**THE PROBLEM**
Collect all lines below with the string "standalone".

**SUPPLIED ENTRIES**

◇ ◇ ◇ ◇ ◇ ◇ ◇

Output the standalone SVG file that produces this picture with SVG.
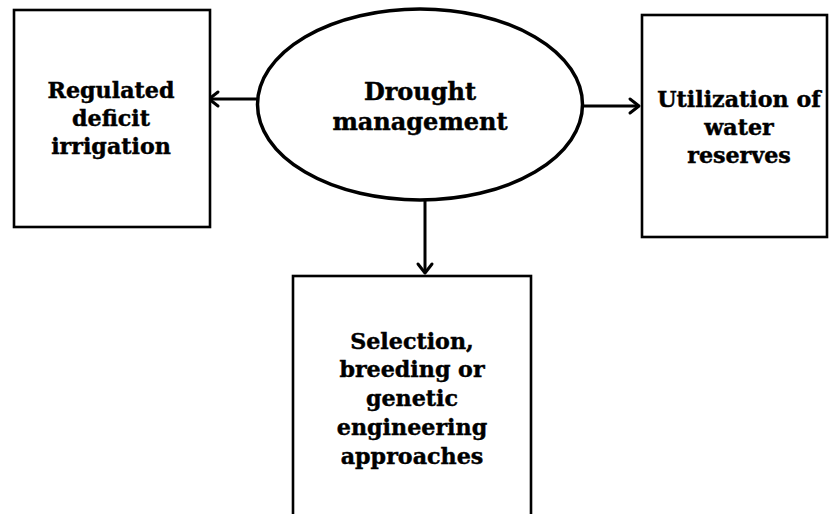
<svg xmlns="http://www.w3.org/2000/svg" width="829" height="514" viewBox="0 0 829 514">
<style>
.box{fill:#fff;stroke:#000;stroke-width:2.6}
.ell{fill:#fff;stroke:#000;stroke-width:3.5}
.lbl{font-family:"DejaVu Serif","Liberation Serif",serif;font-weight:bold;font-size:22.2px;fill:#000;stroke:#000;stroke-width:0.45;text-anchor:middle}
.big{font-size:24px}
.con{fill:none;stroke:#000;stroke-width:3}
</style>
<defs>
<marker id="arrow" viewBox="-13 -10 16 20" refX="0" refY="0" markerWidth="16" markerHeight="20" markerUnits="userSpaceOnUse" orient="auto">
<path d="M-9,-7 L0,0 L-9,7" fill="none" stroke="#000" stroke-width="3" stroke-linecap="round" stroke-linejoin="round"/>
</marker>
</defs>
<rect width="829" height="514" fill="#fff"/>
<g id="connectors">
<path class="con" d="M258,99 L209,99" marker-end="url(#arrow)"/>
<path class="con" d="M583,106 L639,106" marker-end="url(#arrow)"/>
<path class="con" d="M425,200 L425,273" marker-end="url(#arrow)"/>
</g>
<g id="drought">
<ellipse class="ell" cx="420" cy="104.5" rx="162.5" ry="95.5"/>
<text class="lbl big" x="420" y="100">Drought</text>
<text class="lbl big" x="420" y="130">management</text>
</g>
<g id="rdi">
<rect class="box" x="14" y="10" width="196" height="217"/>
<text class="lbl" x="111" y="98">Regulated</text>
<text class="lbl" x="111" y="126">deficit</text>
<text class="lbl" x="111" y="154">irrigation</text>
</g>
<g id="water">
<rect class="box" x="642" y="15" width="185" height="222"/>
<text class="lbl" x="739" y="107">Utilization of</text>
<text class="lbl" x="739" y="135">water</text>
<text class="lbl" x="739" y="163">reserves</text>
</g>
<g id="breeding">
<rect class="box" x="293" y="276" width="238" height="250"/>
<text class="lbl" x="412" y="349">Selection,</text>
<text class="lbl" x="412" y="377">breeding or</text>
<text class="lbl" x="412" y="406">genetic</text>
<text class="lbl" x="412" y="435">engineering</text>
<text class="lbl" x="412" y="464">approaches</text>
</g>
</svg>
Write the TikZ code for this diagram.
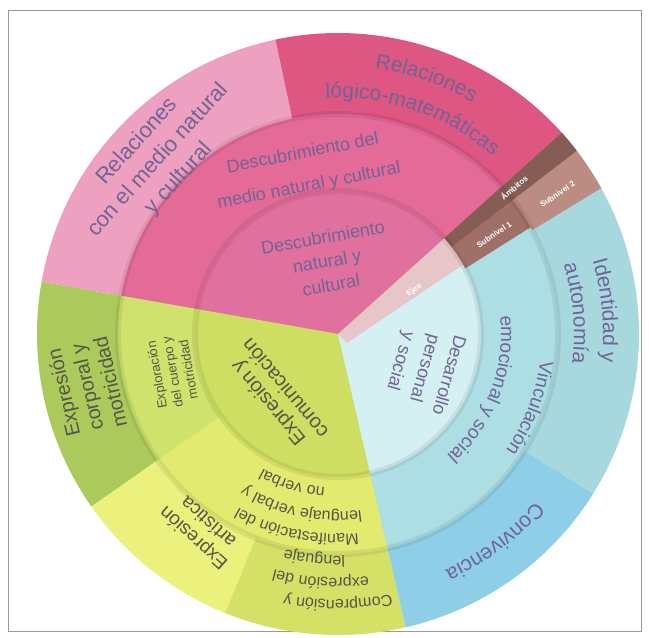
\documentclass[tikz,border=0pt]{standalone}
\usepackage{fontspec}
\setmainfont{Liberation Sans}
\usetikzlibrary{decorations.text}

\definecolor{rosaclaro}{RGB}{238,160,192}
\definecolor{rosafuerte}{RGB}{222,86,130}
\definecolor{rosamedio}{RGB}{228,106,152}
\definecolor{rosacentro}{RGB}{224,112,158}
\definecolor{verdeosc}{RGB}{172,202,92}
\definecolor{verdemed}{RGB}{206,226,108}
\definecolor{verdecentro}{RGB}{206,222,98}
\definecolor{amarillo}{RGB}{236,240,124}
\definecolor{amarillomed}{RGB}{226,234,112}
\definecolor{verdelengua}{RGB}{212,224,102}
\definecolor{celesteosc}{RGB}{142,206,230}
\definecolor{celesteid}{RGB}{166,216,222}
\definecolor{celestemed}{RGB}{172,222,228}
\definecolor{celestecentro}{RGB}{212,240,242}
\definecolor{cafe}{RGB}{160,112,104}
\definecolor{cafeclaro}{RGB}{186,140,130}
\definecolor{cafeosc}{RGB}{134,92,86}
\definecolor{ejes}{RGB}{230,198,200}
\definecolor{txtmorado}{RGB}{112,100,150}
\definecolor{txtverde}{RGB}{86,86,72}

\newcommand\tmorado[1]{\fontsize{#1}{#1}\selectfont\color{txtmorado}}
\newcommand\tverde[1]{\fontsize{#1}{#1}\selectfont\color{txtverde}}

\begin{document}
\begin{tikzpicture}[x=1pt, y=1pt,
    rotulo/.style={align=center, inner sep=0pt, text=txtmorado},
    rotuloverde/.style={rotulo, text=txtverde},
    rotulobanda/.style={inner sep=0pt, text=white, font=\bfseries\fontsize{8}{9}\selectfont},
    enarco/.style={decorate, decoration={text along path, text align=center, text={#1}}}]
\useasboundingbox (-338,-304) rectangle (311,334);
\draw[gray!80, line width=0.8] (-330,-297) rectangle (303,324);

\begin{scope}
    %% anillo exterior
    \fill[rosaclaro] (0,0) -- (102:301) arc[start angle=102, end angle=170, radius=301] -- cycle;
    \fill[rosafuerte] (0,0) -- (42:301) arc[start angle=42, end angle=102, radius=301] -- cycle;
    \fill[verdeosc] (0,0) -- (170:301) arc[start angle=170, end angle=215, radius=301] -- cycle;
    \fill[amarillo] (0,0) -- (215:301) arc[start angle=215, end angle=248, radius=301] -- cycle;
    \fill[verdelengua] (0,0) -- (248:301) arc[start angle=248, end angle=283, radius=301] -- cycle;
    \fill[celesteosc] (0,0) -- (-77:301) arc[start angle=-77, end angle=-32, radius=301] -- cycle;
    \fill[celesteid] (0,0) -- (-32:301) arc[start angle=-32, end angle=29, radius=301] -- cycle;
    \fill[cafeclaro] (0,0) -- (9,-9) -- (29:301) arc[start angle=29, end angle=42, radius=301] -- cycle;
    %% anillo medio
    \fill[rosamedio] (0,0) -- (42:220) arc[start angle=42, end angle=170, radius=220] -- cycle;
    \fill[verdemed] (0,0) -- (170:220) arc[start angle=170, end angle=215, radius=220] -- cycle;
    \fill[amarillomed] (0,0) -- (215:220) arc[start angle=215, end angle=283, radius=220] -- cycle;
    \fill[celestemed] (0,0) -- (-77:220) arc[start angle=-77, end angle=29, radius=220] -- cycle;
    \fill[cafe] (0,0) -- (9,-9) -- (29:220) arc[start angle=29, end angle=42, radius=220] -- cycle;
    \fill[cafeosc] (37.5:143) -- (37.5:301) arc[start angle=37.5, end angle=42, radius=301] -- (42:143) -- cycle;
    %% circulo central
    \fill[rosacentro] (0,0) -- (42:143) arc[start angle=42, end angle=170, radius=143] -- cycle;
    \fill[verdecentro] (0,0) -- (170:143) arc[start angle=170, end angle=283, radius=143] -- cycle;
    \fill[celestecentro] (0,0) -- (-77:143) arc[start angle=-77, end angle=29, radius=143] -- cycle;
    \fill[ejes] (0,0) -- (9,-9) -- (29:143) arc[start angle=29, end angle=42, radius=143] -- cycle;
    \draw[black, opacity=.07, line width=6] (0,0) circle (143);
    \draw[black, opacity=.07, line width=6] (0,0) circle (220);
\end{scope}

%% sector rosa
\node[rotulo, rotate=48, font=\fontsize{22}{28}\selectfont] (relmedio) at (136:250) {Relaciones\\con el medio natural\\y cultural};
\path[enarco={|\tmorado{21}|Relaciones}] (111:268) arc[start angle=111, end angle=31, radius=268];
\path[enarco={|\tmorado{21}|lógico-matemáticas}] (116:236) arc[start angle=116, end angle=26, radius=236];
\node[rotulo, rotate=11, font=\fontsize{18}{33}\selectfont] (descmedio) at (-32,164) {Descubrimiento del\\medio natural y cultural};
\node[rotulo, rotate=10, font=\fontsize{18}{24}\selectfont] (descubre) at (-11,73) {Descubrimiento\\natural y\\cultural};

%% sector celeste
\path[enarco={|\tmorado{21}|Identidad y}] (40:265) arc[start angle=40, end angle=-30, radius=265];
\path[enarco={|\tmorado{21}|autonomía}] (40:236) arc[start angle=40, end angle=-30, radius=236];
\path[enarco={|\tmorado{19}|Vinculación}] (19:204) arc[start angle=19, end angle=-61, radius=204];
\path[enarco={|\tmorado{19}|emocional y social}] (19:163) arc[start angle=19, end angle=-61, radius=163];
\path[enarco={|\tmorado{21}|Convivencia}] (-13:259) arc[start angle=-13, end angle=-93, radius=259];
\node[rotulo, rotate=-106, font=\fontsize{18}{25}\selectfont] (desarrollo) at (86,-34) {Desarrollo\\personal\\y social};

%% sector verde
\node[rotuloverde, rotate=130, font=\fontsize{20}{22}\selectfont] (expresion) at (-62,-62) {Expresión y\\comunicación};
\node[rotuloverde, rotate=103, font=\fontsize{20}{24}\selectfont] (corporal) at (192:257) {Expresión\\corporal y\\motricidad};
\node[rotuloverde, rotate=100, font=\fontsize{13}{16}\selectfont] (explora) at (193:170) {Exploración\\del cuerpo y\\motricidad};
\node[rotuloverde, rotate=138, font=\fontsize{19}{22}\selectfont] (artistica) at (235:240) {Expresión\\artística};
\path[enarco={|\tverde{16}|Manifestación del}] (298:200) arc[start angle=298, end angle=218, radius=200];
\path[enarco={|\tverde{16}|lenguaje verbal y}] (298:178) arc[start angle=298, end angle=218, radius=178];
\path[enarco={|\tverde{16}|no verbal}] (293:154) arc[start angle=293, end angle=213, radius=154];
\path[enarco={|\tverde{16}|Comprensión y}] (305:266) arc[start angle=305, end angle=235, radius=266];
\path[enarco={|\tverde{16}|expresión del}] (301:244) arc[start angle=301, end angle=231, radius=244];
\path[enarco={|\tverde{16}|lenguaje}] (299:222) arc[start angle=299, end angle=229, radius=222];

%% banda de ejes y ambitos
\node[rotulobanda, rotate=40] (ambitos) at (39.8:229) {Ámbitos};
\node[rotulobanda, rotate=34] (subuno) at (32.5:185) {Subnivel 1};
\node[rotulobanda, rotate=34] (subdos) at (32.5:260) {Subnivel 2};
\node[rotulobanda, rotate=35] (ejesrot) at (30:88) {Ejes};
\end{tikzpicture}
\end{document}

◇ ◇ ◇ ◇ ◇ ◇ ◇

**TASK OUTPUT**
Output the standalone SVG file that produces this picture with SVG.
\documentclass[tikz,border=0pt]{standalone}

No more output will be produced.